New Rules Could Determine Who Gets to Climb Everest

This picture taken on May 21, 2018 shows discarded climbing equipment and rubbish scattered around Camp 4 of Mount Everest. (DOMA SHERPA/AFP/Getty Images)

Climber Nirmal Purja’s viral photograph of the traffic jam at the top of Everest this past May showed just how bad the situation had gotten. The shot was taken during the final stretch to summit the tallest mountain in the world.

Hundreds of climbers had taken advantage of a stretch of good weather to begin their climb, and now they were facing dangerous delays in a location known as the “death zone” for its very low oxygen levels as they waited for their turn to summit. The crowds contributed to one of the deadliest Everest climbing seasons in history.

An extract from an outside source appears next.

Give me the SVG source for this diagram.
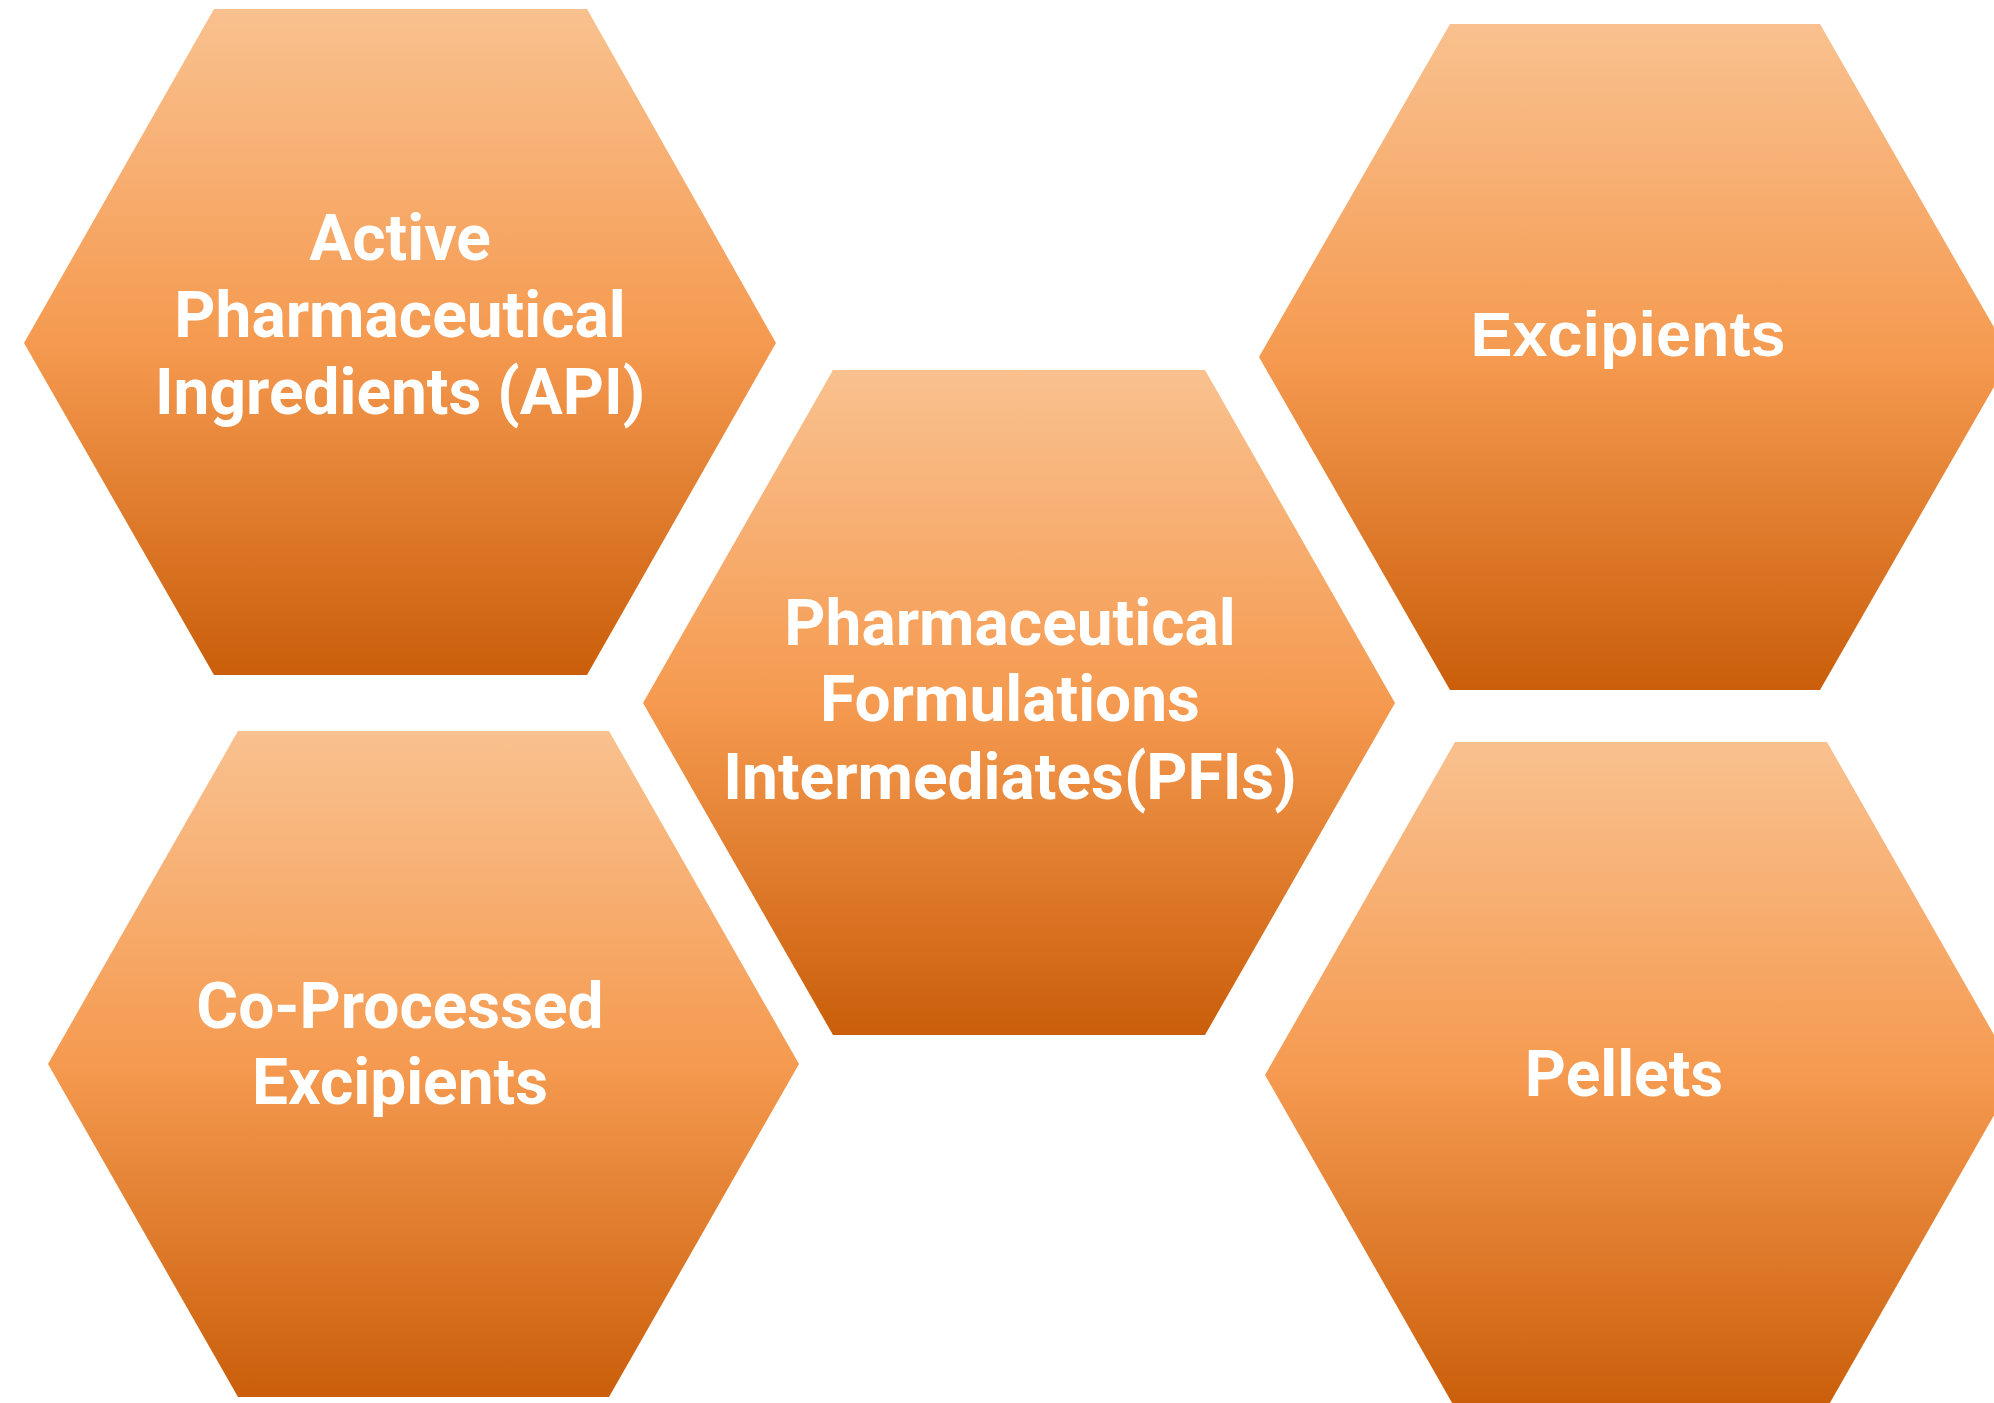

This Wednesday, in an effort to increase safety, Nepali officials proposed a new set of requirements for those seeking a permit to climb the 29,035-foot peak.

As Alan Arnette reports for Outside magazine, the 59-page report stipulates that climbers would need to prove that they have summited at least one 21,325-foot mountain, and that they have paid upward of $35,000 for the expedition, in addition to the current requirements of a health certificate and employing a trained Nepali guide.

Expedition companies, in turn, would need to have at least three years’ experience guiding high-altitude climbs before leading Everest trips.